The New York Times Jeffrey Gettleman is its Africa correspondent.  Last month, he interviewed Rwanda’s Paul Kagame, who is created from the same mold that Isaias Afwerki is.  Kagame is so insecure about educated people, that even when they would write a speech for him, they had to say things like (a direct quote), “You are the president, and in my hands it is a stupid peasant document.  But in your hands, it is something special.”  His exiled former colleagues, some of whom survived assassination attempts in South Africa and UK, say that he used to physically beat them.  The journalist confronts Kagame with this and Kagame says, “God created me in a very strange way.”  Notice the deflection: it is not “I am very strange” but “God created me in a very strange way.”

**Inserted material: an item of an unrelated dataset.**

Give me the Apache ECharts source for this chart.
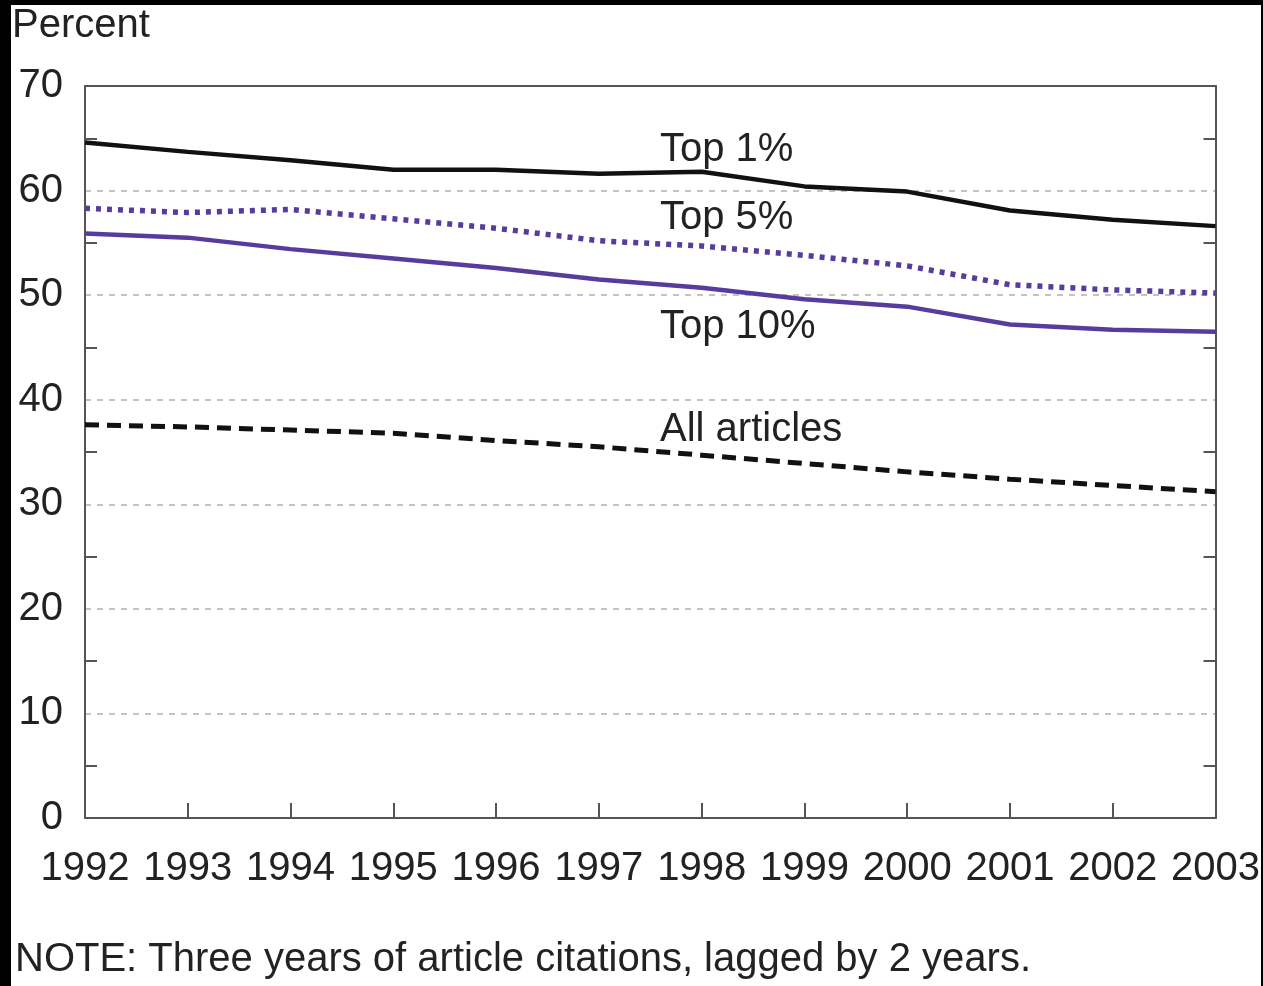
<!DOCTYPE html>
<html>
<head>
<meta charset="utf-8">
<script src="https://cdn.jsdelivr.net/npm/echarts@6/dist/echarts.min.js"></script>
<style>
  html, body { margin: 0; padding: 0; background: #000; }
  #panel { position: absolute; left: 11px; top: 5px; width: 1250px; height: 981px; background: #fff; }
  #chart { position: absolute; left: 0; top: 0; width: 1263px; height: 986px; }
</style>
</head>
<body>
<div id="panel"></div>
<div id="chart"></div>
<script>
const years = ['1992','1993','1994','1995','1996','1997','1998','1999','2000','2001','2002','2003'];
const top1 = [64.6, 63.7, 62.9, 62.0, 62.0, 61.6, 61.8, 60.4, 59.9, 58.1, 57.2, 56.6];
const top5 = [58.3, 57.9, 58.2, 57.3, 56.4, 55.2, 54.7, 53.8, 52.8, 51.0, 50.5, 50.2];
const top10 = [55.9, 55.5, 54.4, 53.5, 52.6, 51.5, 50.7, 49.6, 48.9, 47.2, 46.7, 46.5];
const allArticles = [37.6, 37.4, 37.1, 36.8, 36.1, 35.5, 34.7, 33.9, 33.1, 32.4, 31.8, 31.2];
const yTicks = { min: 0, max: 70, interval: 10 };
const seriesLabels = ['Top 1%', 'Top 5%', 'Top 10%', 'All articles'];

const FONT = 'Liberation Sans, Arial, sans-serif';
const FS = 40;
const TXT = '#222';
const AXIS = '#555';
const PURPLE = '#573c9e';

const chart = echarts.init(document.getElementById('chart'));
chart.setOption({
  backgroundColor: 'transparent',
  animation: false,
  grid: { left: 85, right: 46, top: 86, bottom: 168, containLabel: false },
  xAxis: [
    {
      type: 'category', data: years, boundaryGap: false, position: 'bottom',
      axisLine: { show: true, onZero: false, lineStyle: { color: AXIS, width: 2 } },
      axisTick: { show: true, inside: true, length: 15, lineStyle: { color: AXIS, width: 2 } },
      axisLabel: { color: TXT, fontFamily: FONT, fontSize: FS, margin: 31, interval: 0 },
      splitLine: { show: false }
    },
    {
      type: 'category', data: years, boundaryGap: false, position: 'top',
      axisLine: { show: true, onZero: false, lineStyle: { color: AXIS, width: 2 } },
      axisTick: { show: false }, axisLabel: { show: false }, splitLine: { show: false }
    }
  ],
  yAxis: [
    {
      type: 'value', min: yTicks.min, max: yTicks.max, interval: yTicks.interval, position: 'left',
      axisLine: { show: true, onZero: false, lineStyle: { color: AXIS, width: 2 } },
      axisTick: { show: false, inside: true },
      minorTick: { show: true, splitNumber: 2, length: 12, lineStyle: { color: AXIS, width: 2 } },
      axisLabel: { color: TXT, fontFamily: FONT, fontSize: FS, margin: 22 },
      splitLine: { show: true, showMinLine: false, showMaxLine: false, lineStyle: { color: '#b0b0b0', width: 1.5, type: [6, 6] } }
    },
    {
      type: 'value', min: yTicks.min, max: yTicks.max, interval: yTicks.interval, position: 'right',
      axisLine: { show: true, onZero: false, lineStyle: { color: AXIS, width: 2 } },
      axisTick: { show: false, inside: true },
      minorTick: { show: true, splitNumber: 2, length: 12, lineStyle: { color: AXIS, width: 2 } },
      axisLabel: { show: false }, splitLine: { show: false }
    }
  ],
  series: [
    { name: seriesLabels[0], type: 'line', data: top1, symbol: 'none', lineStyle: { color: '#111', width: 4.5 } },
    { name: seriesLabels[1], type: 'line', data: top5, symbol: 'none', lineStyle: { color: PURPLE, width: 5.5, type: [5, 6] } },
    { name: seriesLabels[2], type: 'line', data: top10, symbol: 'none', lineStyle: { color: PURPLE, width: 4.5 } },
    { name: seriesLabels[3], type: 'line', data: allArticles, symbol: 'none', lineStyle: { color: '#111', width: 5, type: [14, 8] } }
  ],
  graphic: [
    { type: 'text', left: 12, top: 6, style: { text: 'Percent', fill: TXT, font: FS + 'px ' + FONT } },
    { type: 'text', left: 660, top: 130, style: { text: seriesLabels[0], fill: TXT, font: FS + 'px ' + FONT } },
    { type: 'text', left: 660, top: 198, style: { text: seriesLabels[1], fill: TXT, font: FS + 'px ' + FONT } },
    { type: 'text', left: 660, top: 307, style: { text: seriesLabels[2], fill: TXT, font: FS + 'px ' + FONT } },
    { type: 'text', left: 660, top: 410, style: { text: seriesLabels[3], fill: TXT, font: FS + 'px ' + FONT } },
    { type: 'text', left: 15, top: 940, style: { text: 'NOTE: Three years of article citations, lagged by 2 years.', fill: TXT, font: FS + 'px ' + FONT } }
  ]
});
</script>
</body>
</html>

Kagame, the darling of the West (the article is entitled “The Global Elite’s Favorite Strongman”), no doubt, will be praised for his bluntness: few in the West will say, my God, an admittedly very strange man is presiding over a state with 11 million souls.   That is the way of the West.   Bringing it home: Notwithstanding everything we know about him in the past 20 years, his actions and inaction this week alone show that Isaias Afwerki is a very strange man.  Some, regretfully too many of them, will see in this an admirable man not swayed by sentimentalism—the tough love disciplinarian dad model they seem to crave—but some, hopefully in increasing numbers, will see that this man is too strange to captain the State.  If the Eritreans who just perished in Lampedusa are not to die in vain, we must begin with this acknowledgement: Isaias Afwerki is too strange to lead the decent people of Eritrea.